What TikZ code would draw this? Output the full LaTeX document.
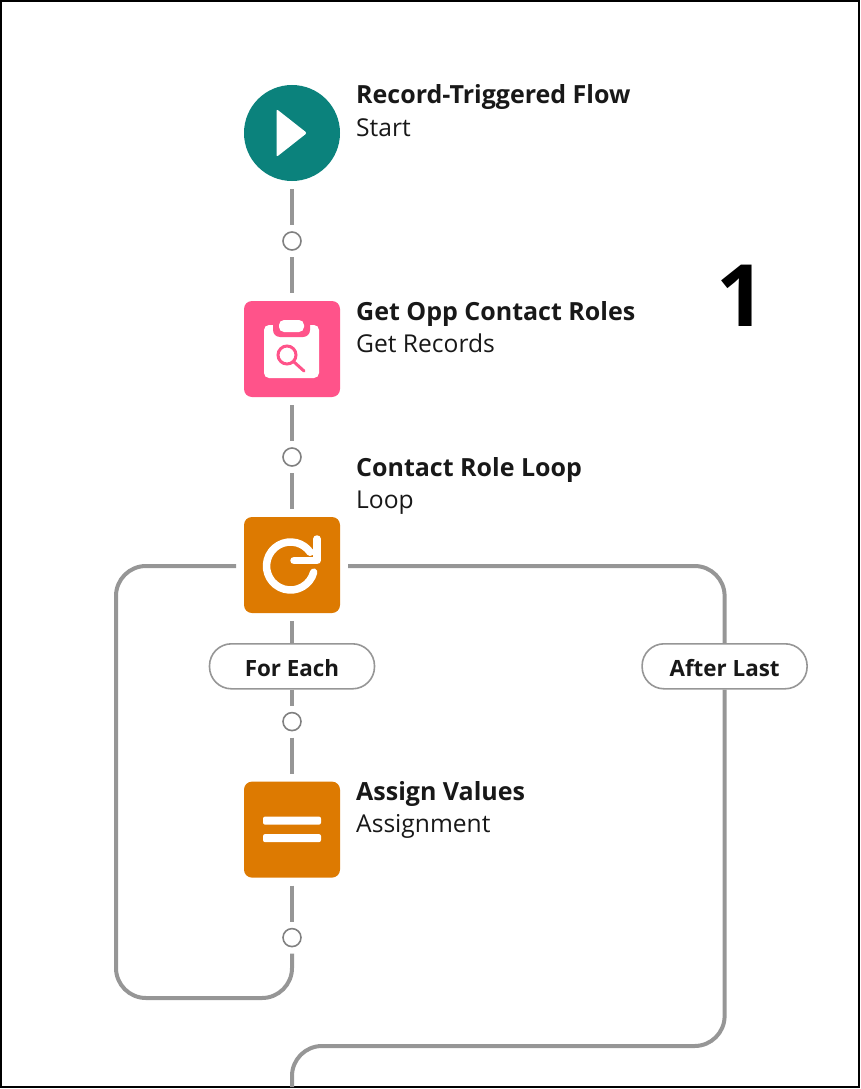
\documentclass[tikz,border=0pt]{standalone}
\usepackage{fontspec}
\setmainfont{Open Sans}
\usetikzlibrary{positioning, calc}
\definecolor{startteal}{HTML}{0B827C}
\definecolor{getpink}{HTML}{FF538A}
\definecolor{logicorange}{HTML}{DD7A01}
\definecolor{linkgray}{HTML}{969696}
\definecolor{textblack}{HTML}{181818}

\begin{document}
\begin{tikzpicture}[
  x = 1pt, y = 1pt,
  node distance = 36pt,
  %
  % ── Node styles ─────────────────────────────────────────────────
  icon/.style     = {minimum size=96pt, inner sep=0pt, outer sep=8pt, rounded corners=8pt},
  startnode/.style = {circle, minimum size=96pt, inner sep=0pt, outer sep=8pt, fill=startteal},
  getnode/.style  = {icon, fill=getpink},
  logicnode/.style = {icon, fill=logicorange},
  addpoint/.style = {circle, draw=linkgray!85!black, line width=1.6pt, minimum size=18pt,
                     inner sep=0pt, outer sep=7pt},
  pill/.style     = {draw=linkgray, line width=1.6pt, rounded corners=22pt, fill=white,
                     minimum width=165pt, minimum height=45pt, inner sep=0pt, outer sep=0.8pt,
                     text height=20pt, text depth=0.6pt,
                     font=\fontsize{22.4}{24}\selectfont\bfseries, text=textblack},
  title/.style    = {anchor=base west, inner sep=0pt,
                     font=\fontsize{25}{28}\selectfont\bfseries, text=textblack},
  kind/.style     = {anchor=base west, inner sep=0pt,
                     font=\fontsize{24.6}{28}\selectfont, text=textblack},
  link/.style     = {draw=linkgray, line width=4pt},
  glyph/.style    = {draw=white, line width=7.5pt, line cap=round, line join=round},
]
\useasboundingbox (0,0) rectangle (860,-1089);
\draw[line width=2pt] (1,-1) rectangle (859,-1087);

%% ── Main column ──────────────────────────────────────────────────
\node[startnode] (start) at (292,-133) {};
\node[addpoint, below=of start] (add-a) {};
\node[getnode, below=of add-a] (get) {};
\node[addpoint, below=of get] (add-b) {};
\node[logicnode, below=of add-b] (loop) {};
\node[pill, below=22pt of loop] (foreach) {For Each};
\node[addpoint, below=16pt of foreach] (add-c) {};
\node[logicnode, below=of add-c] (assign) {};
\node[addpoint, below=of assign] (add-d) {};
\node[pill, right=266pt of foreach] (afterlast) {After Last};

%% ── Labels ───────────────────────────────────────────────────────
\node[title] (start-title) at ($(start.center)+(64,29)$) {Record-Triggered Flow};
\node[kind] (start-kind) at ($(start-title.base west)+(0,-32)$) {Start};
\node[title] (get-title) at ($(get.center)+(64,29)$) {Get Opp Contact Roles};
\node[kind] (get-kind) at ($(get-title.base west)+(0,-32)$) {Get Records};
\node[title] (loop-title) at ($(loop.center)+(64,89)$) {Contact Role Loop};
\node[kind] (loop-kind) at ($(loop-title.base west)+(0,-32)$) {Loop};
\node[title] (assign-title) at ($(assign.center)+(64,29)$) {Assign Values};
\node[kind] (assign-kind) at ($(assign-title.base west)+(0,-32)$) {Assignment};
\node[anchor=base, inner sep=0pt, font=\fontsize{86}{90}\selectfont\bfseries] (number) at (741,-326) {1};

%% ── Connectors ───────────────────────────────────────────────────
\coordinate (back-turn) at (116,-998);
\coordinate (last-turn) at (292,-1046);
\coordinate (flow-exit) at (292,-1087);

\draw[link] (start) -- (add-a);
\draw[link] (add-a) -- (get);
\draw[link] (get) -- (add-b);
\draw[link] (add-b) -- (loop);
\draw[link] (loop) -- (foreach);
\draw[link] (foreach) -- (add-c);
\draw[link] (add-c) -- (assign);
\draw[link] (assign) -- (add-d);
\draw[link, rounded corners=30pt] (add-d) |- (back-turn) |- ([yshift=-1pt]loop.west);
\draw[link, rounded corners=30pt] ([yshift=-1pt]loop.east) -| (afterlast.north);
\draw[link, rounded corners=30pt] (afterlast.south) |- (last-turn) -- (flow-exit);

%% ── Icons ────────────────────────────────────────────────────────
\fill[white, rounded corners=2pt, shift={(start.center)}]
  (-15.5,24) -- (15,0) -- (-15.5,-24) -- cycle;

\begin{scope}[shift={(get.center)}]
  \fill[white, rounded corners=5pt] (-28,24) rectangle (27,-29);
  \fill[getpink, rounded corners=7pt] (-19,34) rectangle (18,12);
  \fill[white, rounded corners=5pt] (-13,29) rectangle (12,17);
  \draw[getpink, line width=3pt] (-5,-6) circle (9pt);
  \draw[getpink, line width=3pt, line cap=round] (2,-13) -- (12,-22);
\end{scope}

\begin{scope}[shift={(loop.center)}]
  \draw[glyph] (-1.5,-1) ++(-15:24pt) arc[start angle=-15, end angle=-325, radius=24pt];
  \draw[glyph] (2,4.5) -- (25,4.5) -- (25,26);
\end{scope}

\begin{scope}[shift={(assign.center)}]
  \fill[white, rounded corners=2pt] (-29,13) rectangle (29,5);
  \fill[white, rounded corners=2pt] (-29,-4.5) rectangle (29,-12.5);
\end{scope}

\end{tikzpicture}
\end{document}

Your goal:
All of the material above is to be copied exactly, except for its images.

Solution for this exercise:
What TikZ code would draw this? Output the full LaTeX document.
\documentclass[tikz,border=0pt]{standalone}
\usepackage{fontspec}
\setmainfont{Open Sans}
\usetikzlibrary{positioning, calc}
\definecolor{startteal}{HTML}{0B827C}
\definecolor{getpink}{HTML}{FF538A}
\definecolor{logicorange}{HTML}{DD7A01}
\definecolor{linkgray}{HTML}{969696}
\definecolor{textblack}{HTML}{181818}

\begin{document}
\begin{tikzpicture}[
  x = 1pt, y = 1pt,
  node distance = 36pt,
  %
  % ── Node styles ─────────────────────────────────────────────────
  icon/.style     = {minimum size=96pt, inner sep=0pt, outer sep=8pt, rounded corners=8pt},
  startnode/.style = {circle, minimum size=96pt, inner sep=0pt, outer sep=8pt, fill=startteal},
  getnode/.style  = {icon, fill=getpink},
  logicnode/.style = {icon, fill=logicorange},
  addpoint/.style = {circle, draw=linkgray!85!black, line width=1.6pt, minimum size=18pt,
                     inner sep=0pt, outer sep=7pt},
  pill/.style     = {draw=linkgray, line width=1.6pt, rounded corners=22pt, fill=white,
                     minimum width=165pt, minimum height=45pt, inner sep=0pt, outer sep=0.8pt,
                     text height=20pt, text depth=0.6pt,
                     font=\fontsize{22.4}{24}\selectfont\bfseries, text=textblack},
  title/.style    = {anchor=base west, inner sep=0pt,
                     font=\fontsize{25}{28}\selectfont\bfseries, text=textblack},
  kind/.style     = {anchor=base west, inner sep=0pt,
                     font=\fontsize{24.6}{28}\selectfont, text=textblack},
  link/.style     = {draw=linkgray, line width=4pt},
  glyph/.style    = {draw=white, line width=7.5pt, line cap=round, line join=round},
]
\useasboundingbox (0,0) rectangle (860,-1089);
\draw[line width=2pt] (1,-1) rectangle (859,-1087);

%% ── Main column ──────────────────────────────────────────────────
\node[startnode] (start) at (292,-133) {};
\node[addpoint, below=of start] (add-a) {};
\node[getnode, below=of add-a] (get) {};
\node[addpoint, below=of get] (add-b) {};
\node[logicnode, below=of add-b] (loop) {};
\node[pill, below=22pt of loop] (foreach) {For Each};
\node[addpoint, below=16pt of foreach] (add-c) {};
\node[logicnode, below=of add-c] (assign) {};
\node[addpoint, below=of assign] (add-d) {};
\node[pill, right=266pt of foreach] (afterlast) {After Last};

%% ── Labels ───────────────────────────────────────────────────────
\node[title] (start-title) at ($(start.center)+(64,29)$) {Record-Triggered Flow};
\node[kind] (start-kind) at ($(start-title.base west)+(0,-32)$) {Start};
\node[title] (get-title) at ($(get.center)+(64,29)$) {Get Opp Contact Roles};
\node[kind] (get-kind) at ($(get-title.base west)+(0,-32)$) {Get Records};
\node[title] (loop-title) at ($(loop.center)+(64,89)$) {Contact Role Loop};
\node[kind] (loop-kind) at ($(loop-title.base west)+(0,-32)$) {Loop};
\node[title] (assign-title) at ($(assign.center)+(64,29)$) {Assign Values};
\node[kind] (assign-kind) at ($(assign-title.base west)+(0,-32)$) {Assignment};
\node[anchor=base, inner sep=0pt, font=\fontsize{86}{90}\selectfont\bfseries] (number) at (741,-326) {1};

%% ── Connectors ───────────────────────────────────────────────────
\coordinate (back-turn) at (116,-998);
\coordinate (last-turn) at (292,-1046);
\coordinate (flow-exit) at (292,-1087);

\draw[link] (start) -- (add-a);
\draw[link] (add-a) -- (get);
\draw[link] (get) -- (add-b);
\draw[link] (add-b) -- (loop);
\draw[link] (loop) -- (foreach);
\draw[link] (foreach) -- (add-c);
\draw[link] (add-c) -- (assign);
\draw[link] (assign) -- (add-d);
\draw[link, rounded corners=30pt] (add-d) |- (back-turn) |- ([yshift=-1pt]loop.west);
\draw[link, rounded corners=30pt] ([yshift=-1pt]loop.east) -| (afterlast.north);
\draw[link, rounded corners=30pt] (afterlast.south) |- (last-turn) -- (flow-exit);

%% ── Icons ────────────────────────────────────────────────────────
\fill[white, rounded corners=2pt, shift={(start.center)}]
  (-15.5,24) -- (15,0) -- (-15.5,-24) -- cycle;

\begin{scope}[shift={(get.center)}]
  \fill[white, rounded corners=5pt] (-28,24) rectangle (27,-29);
  \fill[getpink, rounded corners=7pt] (-19,34) rectangle (18,12);
  \fill[white, rounded corners=5pt] (-13,29) rectangle (12,17);
  \draw[getpink, line width=3pt] (-5,-6) circle (9pt);
  \draw[getpink, line width=3pt, line cap=round] (2,-13) -- (12,-22);
\end{scope}

\begin{scope}[shift={(loop.center)}]
  \draw[glyph] (-1.5,-1) ++(-15:24pt) arc[start angle=-15, end angle=-325, radius=24pt];
  \draw[glyph] (2,4.5) -- (25,4.5) -- (25,26);
\end{scope}

\begin{scope}[shift={(assign.center)}]
  \fill[white, rounded corners=2pt] (-29,13) rectangle (29,5);
  \fill[white, rounded corners=2pt] (-29,-4.5) rectangle (29,-12.5);
\end{scope}

\end{tikzpicture}
\end{document}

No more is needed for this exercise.